It stands to reason that people who have watched Hostel, a 2005 horror film that depicts a young man inhumanly tortured in a dark basement, are more likely to avoid budget lodgings. In a similar vein, research has found that those who have lived through the global financial crisis are more likely to shy away from taking on too much risk. Which is why banks, and their shareholders, should be worried as many of the more experienced traders quit the market.
Over the past eight years, financial institutions have reduced their personnel ranks often by cutting the oldest, and better paid, traders first. Bloomberg News's Alastair Marsh reported on Monday that about 70 percent of credit traders who lost their jobs at the biggest investment banks in London last year had worked in the financial industry for more than a decade. According to a recent survey by salary-tracking website Emolument.com, 63 percent of some 2,223 respondents had less than nine years' experience under their belt. That means most of them weren't managing any risk whatsoever when the credit crisis was wiping billions from bourses.

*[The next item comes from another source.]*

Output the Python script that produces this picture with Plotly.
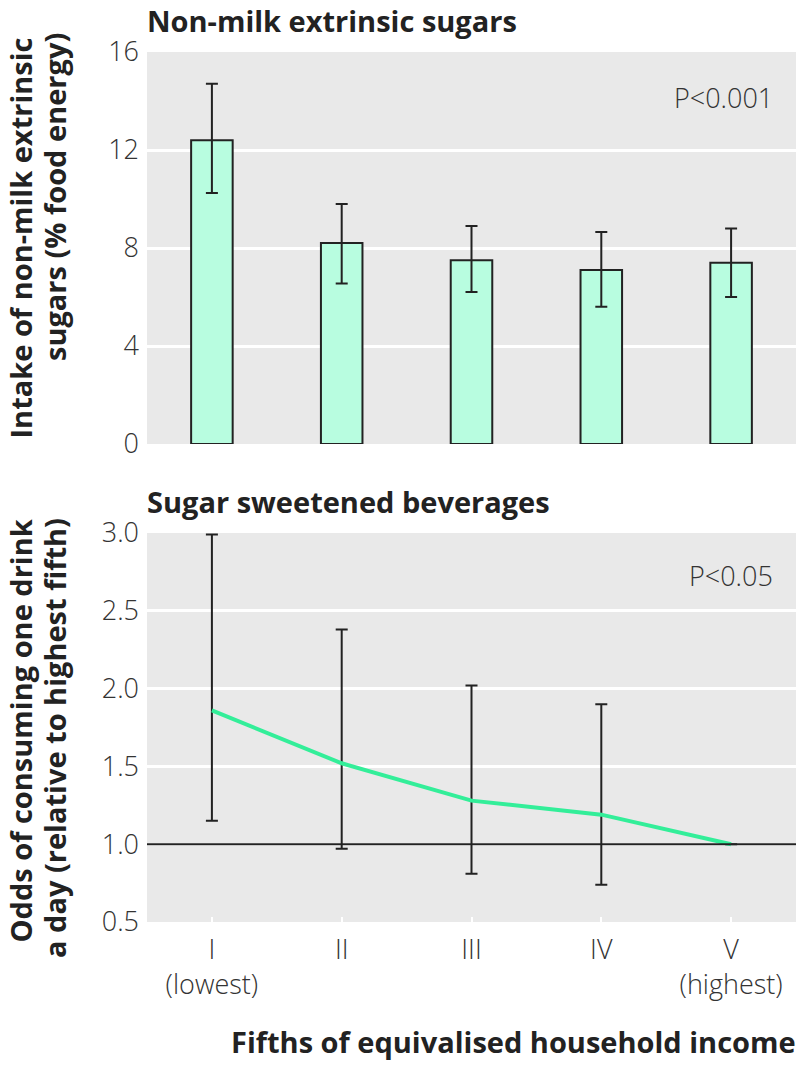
import plotly.graph_objects as go
from plotly.subplots import make_subplots

categories = ["I", "II", "III", "IV", "V"]
tick_labels = ["I<br>(lowest)", "II", "III", "IV", "V<br>(highest)"]

# Top panel: non-milk extrinsic sugars (% food energy)
nmes_mean = [12.4, 8.2, 7.5, 7.1, 7.4]
nmes_upper = [14.7, 9.8, 8.9, 8.65, 8.8]
nmes_lower = [10.25, 6.55, 6.2, 5.6, 6.0]

# Bottom panel: odds ratio of consuming one sugar sweetened drink a day
or_mean = [1.86, 1.52, 1.28, 1.19, 1.0]
or_upper = [2.99, 2.38, 2.02, 1.90, None]
or_lower = [1.15, 0.97, 0.81, 0.74, None]

FONT = "Open Sans"
DARK = "#222222"
TXT = "#333333"

fig = make_subplots(rows=2, cols=1, vertical_spacing=0.0)

err_up1 = [u - m for u, m in zip(nmes_upper, nmes_mean)]
err_dn1 = [m - l for m, l in zip(nmes_mean, nmes_lower)]
fig.add_trace(go.Bar(
    x=categories, y=nmes_mean, width=0.32,
    marker=dict(color="#b8fde0", line=dict(color=DARK, width=2)),
    error_y=dict(type="data", array=err_up1, arrayminus=err_dn1, symmetric=False,
                 color=DARK, thickness=2, width=6),
    showlegend=False, hoverinfo="skip"), row=1, col=1)

err_up2 = [(u - m) if u is not None else 0 for u, m in zip(or_upper, or_mean)]
err_dn2 = [(m - l) if l is not None else 0 for m, l in zip(or_mean, or_lower)]
fig.add_trace(go.Scatter(
    x=categories, y=or_mean, mode="lines",
    line=dict(color="#33ee99", width=4),
    error_y=dict(type="data", array=err_up2, arrayminus=err_dn2, symmetric=False,
                 color=DARK, thickness=2, width=6, visible=True),
    showlegend=False, hoverinfo="skip"), row=2, col=1)

fig.add_hline(y=1.0, line=dict(color=DARK, width=2), row=2, col=1, layer="above")

W, H = 802, 1068
L, R, T, B = 147, 6, 52, 146

tickfont = dict(family=FONT, size=27, color=TXT, weight=300)
fig.update_layout(
    width=W, height=H,
    margin=dict(l=L, r=R, t=T, b=B),
    paper_bgcolor="white", plot_bgcolor="#e9e9e9",
    font=dict(family=FONT, color=TXT),
)
fig.update_xaxes(type="category", range=[-0.5, 4.5], showgrid=False, zeroline=False,
                 showline=False, ticks="", showticklabels=False, row=1, col=1)
fig.update_xaxes(type="category", range=[-0.5, 4.5], showgrid=False, zeroline=False,
                 showline=False, ticks="inside", tickcolor="white", ticklen=5, tickwidth=2,
                 tickvals=categories, ticktext=tick_labels, tickfont=tickfont,
                 ticklabelstandoff=9, row=2, col=1)
fig.update_yaxes(range=[0, 16], tickvals=[0, 4, 8, 12, 16], gridcolor="white", gridwidth=3,
                 zeroline=False, showline=False, ticks="", tickfont=tickfont,
                 ticklabelstandoff=7, row=1, col=1)
fig.update_yaxes(range=[0.5, 3.0], tickvals=[0.5, 1.0, 1.5, 2.0, 2.5, 3.0],
                 ticktext=["0.5", "1.0", "1.5", "2.0", "2.5", "3.0"],
                 gridcolor="white", gridwidth=3,
                 zeroline=False, showline=False, ticks="", tickfont=tickfont,
                 ticklabelstandoff=7, row=2, col=1)
fig.update_layout(
    yaxis=dict(domain=[0.5494, 1.0]),
    yaxis2=dict(domain=[0.0, 0.4471]),
)


def py(p):
    return (H - B - p) / (H - T - B)


def px(p):
    return (p - L) / (W - L - R)


bold = dict(family=FONT, size=29, color="#222222", weight=700)

fig.add_annotation(text="<b>Non-milk extrinsic sugars</b>", x=px(145), xref="paper", xanchor="left",
                   y=py(21), yref="paper", yanchor="middle", showarrow=False, font=bold)
fig.add_annotation(text="<b>Sugar sweetened beverages</b>", x=px(145), xref="paper", xanchor="left",
                   y=py(502), yref="paper", yanchor="middle", showarrow=False, font=bold)

ytitle_lines = [
    ("<b>Intake of non-milk extrinsic</b>", 20, 36),
    ("<b>sugars (% food energy)</b>", 54, 31),
    ("<b>Odds of consuming one drink</b>", 20, 518),
    ("<b>a day (relative to highest fifth)</b>", 54, 516),
]
for txt, xc, ytop in ytitle_lines:
    fig.add_annotation(text=txt, x=px(xc), xref="paper", y=py(ytop), yref="paper",
                       textangle=-90, xanchor="center", yanchor="top", showarrow=False,
                       font=bold)

fig.add_annotation(text="<b>Fifths of equivalised household income</b>",
                   x=px(798), xref="paper", xanchor="right", y=py(1041), yref="paper",
                   yanchor="middle", showarrow=False, font=bold)
fig.add_annotation(text="P&lt;0.001", x=px(775), xref="paper", xanchor="right",
                   y=py(97), yref="paper", yanchor="middle", showarrow=False,
                   font=tickfont)
fig.add_annotation(text="P&lt;0.05", x=px(775), xref="paper", xanchor="right",
                   y=py(575), yref="paper", yanchor="middle", showarrow=False,
                   font=tickfont)

fig.write_html("out.html", config={"displayModeBar": False},
               post_script="document.body.style.margin='0';")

Unlike wet-behind-the-ears Wall St. wannabes, experienced traders know how to mitigate losses. They know how to protect, or even add to, gains in volatile times, and they have Rolodexes that allow them to find buyers when there are none.
There is another issue, though.
Plenty of studies, especially in the medical field, relate risk perception and risk taking. In 2004, for instance, psychology researchers at Rutgers University in New Jersey found that people with higher initial risk perceptions were much more likely to get vaccinated against Lyme disease. That can be seen in markets as fearful bond traders buy credit-default swaps or hedge their positions.
Add to that the higher-than-usual predisposition of young people to take risk -- there's a reason why drivers over 30 pay lower car-insurance premiums -- and the problem comes into sharper focus.
Living through a crisis teaches people fear, and that may be the difference between doubling down or taking your cards off the table when markets turn bearish. Traders with little or no fear may be compelled to wade in deeper, leading to further pain. That's precisely what Jerome Kerviel, the Societe Generale trader who in 2008 caused the bank to lose 4.9 billion euros ($5.5 billion), did.
Kerviel was exploiting a gap in oversight that allowed him to make directional bets, in a similar way Barings' Nick Leeson caused the lender to be declared insolvent in 1995. Hopefully, such loopholes have been closed. Yet even if a trader can't bet the bank on the direction of a market, the sort of behavior that Kerviel and Leeson, both of whom had less than five years' trading experience, exhibited when facing losses could easily happen again.
That's not to say older heads wouldn't have made the same mistakes in their time. But if they had, it's unlikely they'd do it again. As actor Will Rogers once said, good judgment comes comes from experience, and a lot of that comes from bad judgment.
This column does not necessarily reflect the opinion of Bloomberg LP and its owners.